Struck down by the Republican Ronald Regan, Jimmy Carter saw himself obligated to leave the White House in 1981, a unique four year term that Americans considered disastrous. He left the economy on its knees with two figure inflation. In the face of Iran and the hostage crises, he proved “softness” and indecision that he was not forgiven for.

At 56 years old, becoming one of the youngest ex-Presidents in history, Jimmy Carter found himself miserable, returning to his home in the small town of Plains with 600 inhabitants in the middle of Georgia. His party turned its back on him. They only asked that he disappeared. “Coming back home I realized that I still had at least 25 years left to live”, he later explained. “What was I going to do with 25 more years?”

Creating the Carter Foundation in Atlanta, the ex-President refused to disappear. Bible in hand and a smile on his lips, he traveled the world to promote democracy, aiding in development and conflict resolution. His missions led him everywhere: Panama, Nicaragua, Indonesia, Ethiopia… In 1994, President Bill Clinton gave him another chance: his intervention in Haiti convinced the military junta to clean itself up in order to avoid an American invasion. In Cuba, 2002, he asked the United States to lift the trade embargo. Already the Republicans accused him of bowing before all of the dictators and terrorists on the planet. Even if he couldn’t silence his critics, the Nobel Prize crowns his efforts.

Irony: it is the Near-East that will break this Lazarus’ teeth. However, it is the terrain that his success was undeniable. Negotiations in Camp David in 1978: Jimmy Carter brought together the Egyptian Anouar el-Sadate and Israeli Menahem Begin. Since then, the region has never experienced calm. But between these two countries, peace still holds.
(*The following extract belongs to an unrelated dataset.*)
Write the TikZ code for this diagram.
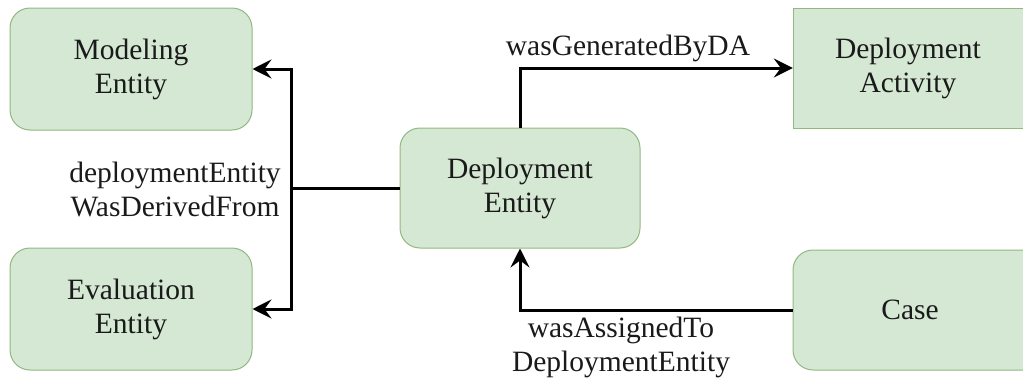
\documentclass[tikz,border=0pt]{standalone}
\usepackage{fontspec}
\setmainfont{Liberation Serif}
\usetikzlibrary{arrows.meta}
\definecolor{boxfill}{HTML}{D5E8D4}
\definecolor{boxline}{HTML}{92B880}
\definecolor{txt}{HTML}{1A1A1A}
\begin{document}
\begin{tikzpicture}[x=1pt,y=-1pt,
  every node/.style={font=\fontsize{29.5}{34}\selectfont, text=txt, align=center, inner sep=0pt},
  box/.style={draw=boxline, fill=boxfill, line width=1pt, rounded corners=20pt},
  sqbox/.style={draw=boxline, fill=boxfill, line width=1pt},
  conn/.style={line width=3pt, draw=black},
  arr/.style={conn, -{Stealth[length=19pt,width=19pt,inset=7pt]}}]
\useasboundingbox (0,0) rectangle (1023,383);
\clip (0,0) rectangle (1023,383);
\node[box, minimum width=242pt, minimum height=122pt] (M) at (131,69) {Modeling\\Entity};
\node[box, minimum width=242pt, minimum height=122pt] (E) at (131,309) {Evaluation\\Entity};
\node[box, minimum width=240pt, minimum height=120pt] (DE) at (520,188) {Deployment\\Entity};
\path[sqbox] (793,8) rectangle (1053,128);
\node[minimum width=230pt, minimum height=120pt] (DA) at (908,68) {Deployment\\Activity};
\path[box] (793,250) rectangle (1053,370);
\node[minimum width=234pt, minimum height=120pt] (C) at (910,310) {Case};
\coordinate (j) at (291,188);
\draw[conn] (DE.west) -- (j);
\draw[arr] (j) |- (M.east);
\draw[arr] (j) |- (E.east);
\draw[arr] (DE.north) |- (DA.west);
\draw[arr] (C.west) -| (DE.south);
\node (l1) at (175,189) {deploymentEntity\\WasDerivedFrom};
\node (l2) at (628,48) {wasGeneratedByDA};
\node (l3) at (621,347) {wasAssignedTo\\DeploymentEntity};
\end{tikzpicture}
\end{document}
Does Jimmy Carter still settle these old scores? Is he feeling unaccomplished? “One of the principal goals of my life… was to help guarantee peace between the Israelis and other Middle Eastern countries”, he wrote in his book published in 2006. This book, however, strikes nerves. Its title alone shows which side the ex-President leans towards: Palestine. Peace, not apartheid, proclaims the cover, which also features a photo of a concrete wall erected by the Israelis and a picture of Jimmy Carter with a worried look. “I was treated as a liar. I was treated as an anti-Semite; I was treated as a bigot. They accused me of plagiary and of being a coward. Perhaps they had touched me personally, but these accusations did not affect the factual and necessary character of my book”, he justified.

On the eve of his Near-East tour, dozens of politicians, Republicans and Democrats, addressed a letter to the ex-President in order to change his mind. The White House overtly expressed its anger. On Fox News, the conservative network, they demanded that Jimmy Carter’s passport be revoked to stop him from leaving the country. In Israel, no one besides Shimon Peres deigned to meet with the American. Contrary to all customs, the Hebrew state even refused to offer him a security escort. In the eyes of the Israelis as well, Jimmy Carter could disappear without regret.

Was this meeting with proclaimed Hamas terrorist leaders useless? An absurd initiative and purposeless mission that he admitted himself was not the slightest bit official? The whim of the old man has embarrassed him to the highest point with his political friends. Barack Obama pointed out a “fundamental conflict” with Carter. He who proclaimed he is willing to speak with the enemies of America assured that he “cannot negotiate with a terrorist group whose objective is the destruction of Israel”.

De facto, an electoral year is the worst time for undertaking this type of initiative. Like the Blacks’ vote, the womens’ or the workers’, the Jewish vote is up for grabs. And in this context Jimmy Carter, whose role as one of his party’s superdelegates, who play an important role in the nomination of a Democratic candidate, has made himself a burden.